Our chart is taken from the research paper and shows the perceived relative income of survey participants in relation to the actual relative income. Dots below the diagonal line indicate that survey respondents perceive their income to be lower than it actually is, while dots above the diagonal line indicate people who perceive their income to be higher than it is. It turns out that in this study, 63% of the population (mostly on the higher end of the income distribution) underestimate their relative income while 8% (mostly on the lower end of the income distribution) overestimate their relative income.
What makes the study interesting is what the researchers did next. They tested if correcting this bias in perceived income would change the survey respondents’ views about taxation and income redistribution to create a more equitable society. It turns out that it does, but only with a certain subgroup of the population: people who lean conservative on the political spectrum.
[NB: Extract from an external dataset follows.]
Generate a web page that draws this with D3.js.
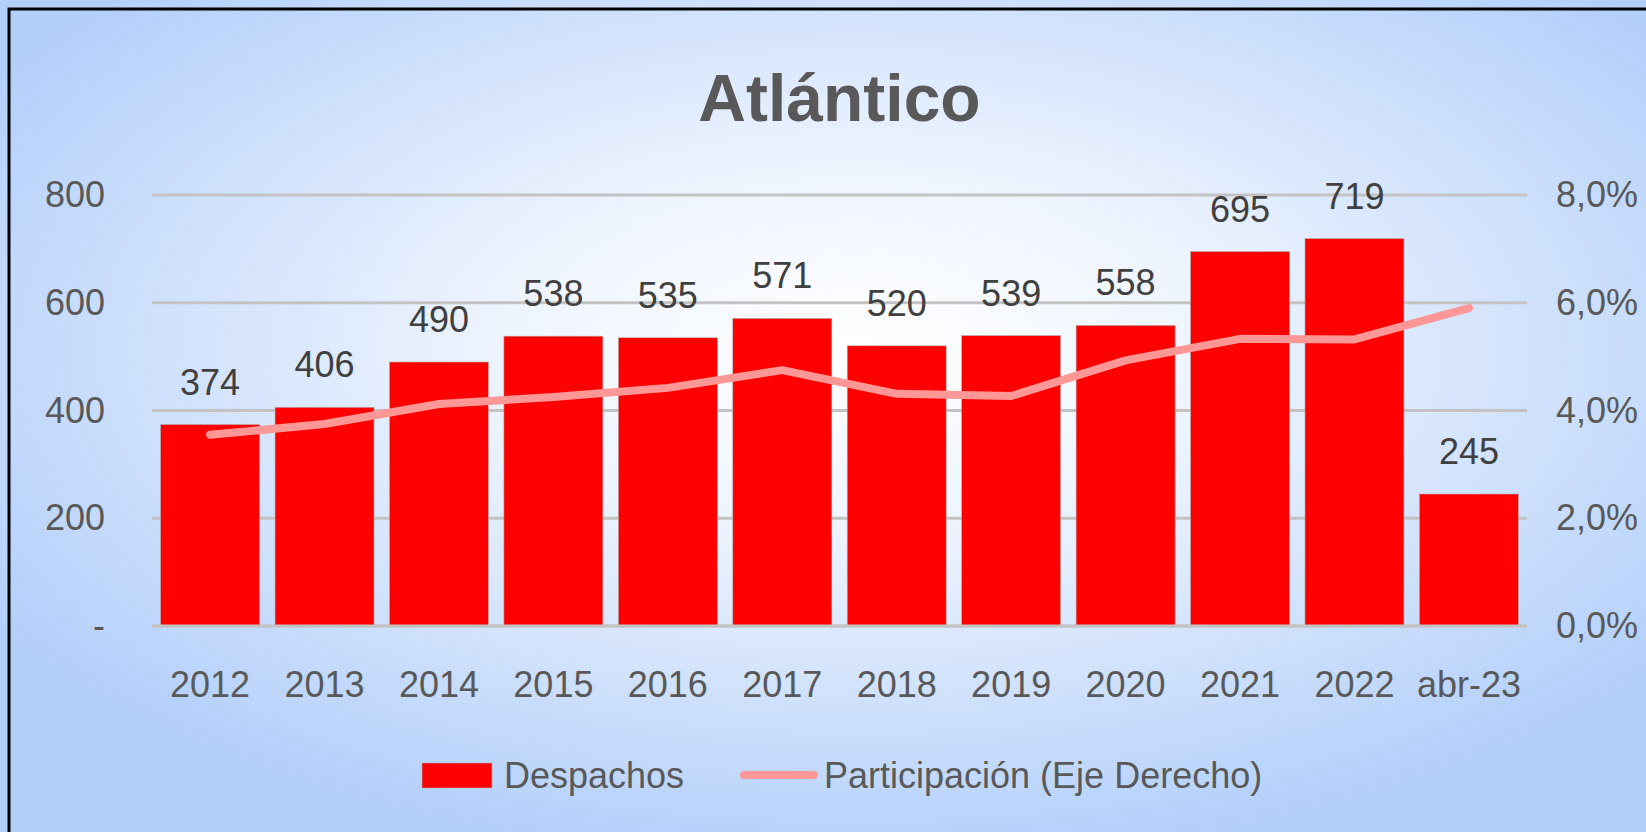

Survey respondents who were leaning to the political left did not change their views about taxation or government redistribution after they were informed about their correct relative income. Conservative-leaning respondents, on the other hand became more averse to higher taxation and government redistribution. This is not due to differences in the degree of altruism or “compassion” since these attitudes were excluded as sources of this shift in the study. Rather, this difference in behaviour seems to be due to differences in the views about how the economy works and what drives economic success in life. Conservative-leaning respondents were more likely to believe that success in life was due to individual skill and effort rather than luck, compared to left-leaning respondents, and they were also more likely to believe that higher taxation reduces the incentive to work. In short, it is the political belief system that drives attitudes towards taxation and government redistribution, and these believes are reinforced if people have a more accurate sense of their income relative to other members of their society.
However, the study authors could not answer why people with higher income tend to have more conservative beliefs. They speculate that it is a self-selection mechanism where people with higher cognitive ability or high skills find it easier to succeed in life and thus lean towards a more individualistic, conservative world view. A follow-up study by Johanna Möllerström and David Saim showed that higher IQ seems to drive these differences. A one standard deviation increase in cognitive ability (15 points on a standard Wechsler or Stanford-Binet IQ test scale) leads to a reduction in willingness to redistribute income by five percentage points – the same effect as an increase of annual income by $35,000.